## Exercise data
^^^^^^^^

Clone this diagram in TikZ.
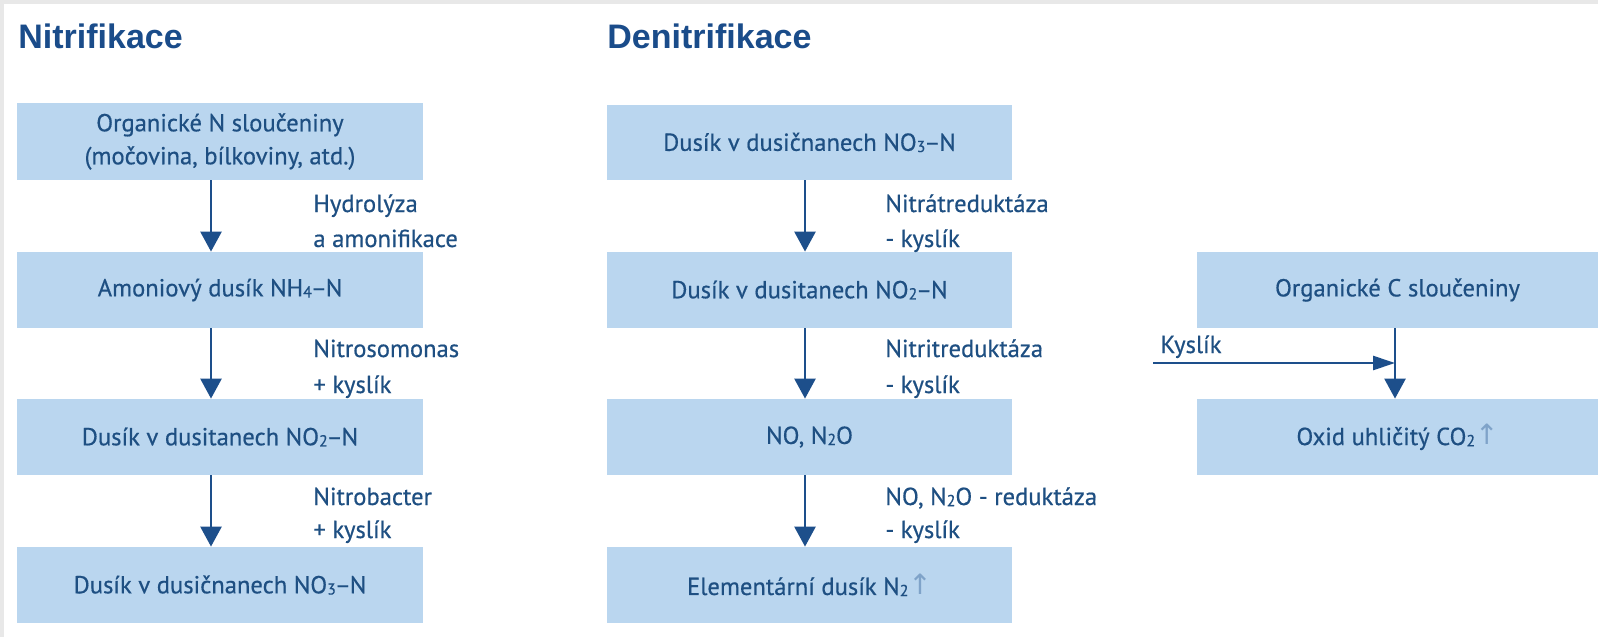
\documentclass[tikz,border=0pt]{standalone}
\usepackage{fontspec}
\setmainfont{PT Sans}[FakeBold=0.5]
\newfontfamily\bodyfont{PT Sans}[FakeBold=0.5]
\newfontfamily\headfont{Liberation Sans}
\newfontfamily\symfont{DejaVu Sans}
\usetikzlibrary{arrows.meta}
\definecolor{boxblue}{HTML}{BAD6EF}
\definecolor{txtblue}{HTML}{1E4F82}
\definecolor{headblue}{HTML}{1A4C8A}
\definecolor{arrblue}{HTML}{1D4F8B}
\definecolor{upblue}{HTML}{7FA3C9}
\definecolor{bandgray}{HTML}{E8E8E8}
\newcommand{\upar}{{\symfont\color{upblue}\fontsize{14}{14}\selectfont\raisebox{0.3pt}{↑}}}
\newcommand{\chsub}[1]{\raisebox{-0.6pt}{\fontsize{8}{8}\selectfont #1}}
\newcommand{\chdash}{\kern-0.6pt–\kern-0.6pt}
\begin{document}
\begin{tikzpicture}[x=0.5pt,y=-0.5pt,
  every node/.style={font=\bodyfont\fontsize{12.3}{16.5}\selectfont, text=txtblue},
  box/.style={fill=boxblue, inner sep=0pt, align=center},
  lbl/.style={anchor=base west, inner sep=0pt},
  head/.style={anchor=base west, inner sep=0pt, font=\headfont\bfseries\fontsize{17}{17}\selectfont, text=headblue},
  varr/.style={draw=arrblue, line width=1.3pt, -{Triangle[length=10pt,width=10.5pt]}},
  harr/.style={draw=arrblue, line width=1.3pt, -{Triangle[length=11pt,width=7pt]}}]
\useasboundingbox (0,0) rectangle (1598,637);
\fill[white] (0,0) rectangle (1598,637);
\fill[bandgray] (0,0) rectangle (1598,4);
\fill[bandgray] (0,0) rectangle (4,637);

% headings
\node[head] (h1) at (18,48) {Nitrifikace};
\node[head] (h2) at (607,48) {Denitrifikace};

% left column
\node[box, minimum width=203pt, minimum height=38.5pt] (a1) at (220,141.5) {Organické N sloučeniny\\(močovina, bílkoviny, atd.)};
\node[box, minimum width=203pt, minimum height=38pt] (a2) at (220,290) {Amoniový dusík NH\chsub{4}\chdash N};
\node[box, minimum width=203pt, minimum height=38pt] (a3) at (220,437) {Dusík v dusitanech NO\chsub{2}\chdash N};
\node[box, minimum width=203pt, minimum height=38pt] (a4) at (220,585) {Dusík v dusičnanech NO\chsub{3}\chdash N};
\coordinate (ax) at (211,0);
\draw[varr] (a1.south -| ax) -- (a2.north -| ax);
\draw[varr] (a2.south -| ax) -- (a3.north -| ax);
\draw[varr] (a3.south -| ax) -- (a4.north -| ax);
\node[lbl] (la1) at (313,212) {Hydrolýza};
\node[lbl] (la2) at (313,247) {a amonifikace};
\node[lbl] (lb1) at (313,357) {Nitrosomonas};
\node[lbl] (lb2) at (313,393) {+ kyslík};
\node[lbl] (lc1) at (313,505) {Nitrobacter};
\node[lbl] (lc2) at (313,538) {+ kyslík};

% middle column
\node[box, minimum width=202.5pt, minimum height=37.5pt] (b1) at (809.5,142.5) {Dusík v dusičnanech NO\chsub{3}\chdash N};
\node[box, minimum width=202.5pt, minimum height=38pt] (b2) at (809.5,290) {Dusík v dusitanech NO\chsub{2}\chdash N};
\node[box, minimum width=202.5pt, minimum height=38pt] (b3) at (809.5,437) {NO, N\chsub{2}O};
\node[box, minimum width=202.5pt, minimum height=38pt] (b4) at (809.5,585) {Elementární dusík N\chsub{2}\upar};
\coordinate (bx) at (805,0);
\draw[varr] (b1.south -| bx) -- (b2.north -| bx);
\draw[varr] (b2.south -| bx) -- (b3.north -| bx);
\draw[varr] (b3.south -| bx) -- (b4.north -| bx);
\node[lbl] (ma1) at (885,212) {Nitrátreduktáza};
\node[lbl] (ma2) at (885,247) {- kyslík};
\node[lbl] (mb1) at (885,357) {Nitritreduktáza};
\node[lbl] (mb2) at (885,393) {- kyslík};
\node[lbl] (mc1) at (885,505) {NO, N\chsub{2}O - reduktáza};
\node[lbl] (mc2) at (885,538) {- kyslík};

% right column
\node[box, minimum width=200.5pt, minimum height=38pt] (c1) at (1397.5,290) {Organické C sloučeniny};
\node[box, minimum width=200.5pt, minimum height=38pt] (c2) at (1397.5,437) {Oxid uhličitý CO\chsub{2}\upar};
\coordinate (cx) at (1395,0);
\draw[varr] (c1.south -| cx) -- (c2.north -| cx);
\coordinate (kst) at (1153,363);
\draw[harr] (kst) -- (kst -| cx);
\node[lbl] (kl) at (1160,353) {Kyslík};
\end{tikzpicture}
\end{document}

^^^^^^^^

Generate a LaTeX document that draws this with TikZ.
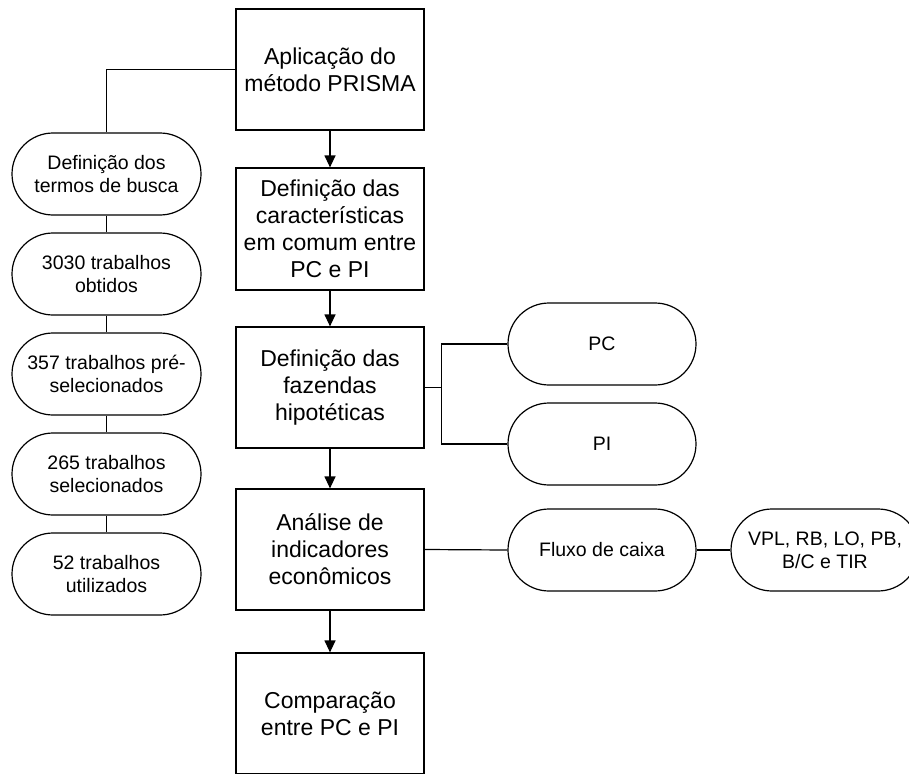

^^^^^^^^

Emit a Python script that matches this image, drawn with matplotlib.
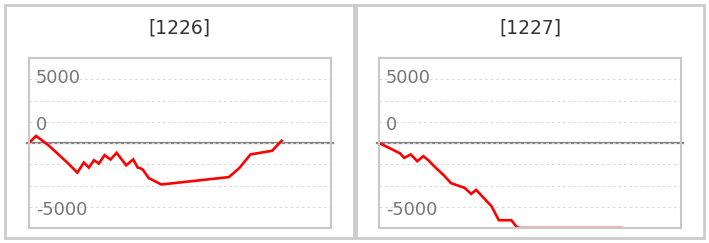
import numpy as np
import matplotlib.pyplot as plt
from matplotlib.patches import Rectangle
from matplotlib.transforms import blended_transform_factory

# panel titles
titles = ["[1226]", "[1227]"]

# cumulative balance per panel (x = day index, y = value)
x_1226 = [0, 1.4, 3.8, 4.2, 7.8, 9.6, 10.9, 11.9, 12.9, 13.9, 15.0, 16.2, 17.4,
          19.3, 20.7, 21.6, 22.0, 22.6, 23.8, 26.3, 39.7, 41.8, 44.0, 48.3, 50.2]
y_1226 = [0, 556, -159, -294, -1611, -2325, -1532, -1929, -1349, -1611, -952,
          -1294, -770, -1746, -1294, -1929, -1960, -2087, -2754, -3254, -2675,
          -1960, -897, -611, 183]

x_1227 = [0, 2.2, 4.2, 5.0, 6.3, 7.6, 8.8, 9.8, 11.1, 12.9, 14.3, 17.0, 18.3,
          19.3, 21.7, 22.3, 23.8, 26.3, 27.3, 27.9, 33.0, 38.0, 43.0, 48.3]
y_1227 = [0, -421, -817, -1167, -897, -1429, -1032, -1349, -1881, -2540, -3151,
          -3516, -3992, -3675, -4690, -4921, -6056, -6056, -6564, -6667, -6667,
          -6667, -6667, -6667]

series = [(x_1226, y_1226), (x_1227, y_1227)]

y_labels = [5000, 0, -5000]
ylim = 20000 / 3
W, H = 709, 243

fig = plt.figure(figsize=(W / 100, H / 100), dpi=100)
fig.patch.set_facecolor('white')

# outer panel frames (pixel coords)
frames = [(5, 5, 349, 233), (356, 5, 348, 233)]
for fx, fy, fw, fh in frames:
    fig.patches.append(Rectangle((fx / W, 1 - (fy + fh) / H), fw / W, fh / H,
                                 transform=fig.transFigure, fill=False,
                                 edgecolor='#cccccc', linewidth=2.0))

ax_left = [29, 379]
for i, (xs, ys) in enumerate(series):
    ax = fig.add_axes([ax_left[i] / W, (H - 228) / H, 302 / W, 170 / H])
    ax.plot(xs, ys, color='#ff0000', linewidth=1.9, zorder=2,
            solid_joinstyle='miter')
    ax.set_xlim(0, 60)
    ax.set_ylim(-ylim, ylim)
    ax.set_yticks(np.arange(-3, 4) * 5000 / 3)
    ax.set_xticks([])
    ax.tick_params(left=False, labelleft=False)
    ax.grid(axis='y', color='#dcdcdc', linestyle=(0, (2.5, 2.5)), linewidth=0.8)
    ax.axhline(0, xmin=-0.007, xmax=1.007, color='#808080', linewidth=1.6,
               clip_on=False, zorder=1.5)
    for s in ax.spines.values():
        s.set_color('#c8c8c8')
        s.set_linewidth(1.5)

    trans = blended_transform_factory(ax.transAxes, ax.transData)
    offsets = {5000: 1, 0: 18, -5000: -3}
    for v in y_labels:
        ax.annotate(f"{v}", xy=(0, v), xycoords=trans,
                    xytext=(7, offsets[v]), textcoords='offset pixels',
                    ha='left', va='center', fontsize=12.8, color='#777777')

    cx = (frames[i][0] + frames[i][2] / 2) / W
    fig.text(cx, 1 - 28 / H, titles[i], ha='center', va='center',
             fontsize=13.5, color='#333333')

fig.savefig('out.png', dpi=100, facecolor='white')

^^^^^^^^

## Goal
Look through the listing and extract every line with "matplotlib" in it.

## Exercise result
Emit a Python script that matches this image, drawn with matplotlib.
import matplotlib.pyplot as plt
from matplotlib.patches import Rectangle
from matplotlib.transforms import blended_transform_factory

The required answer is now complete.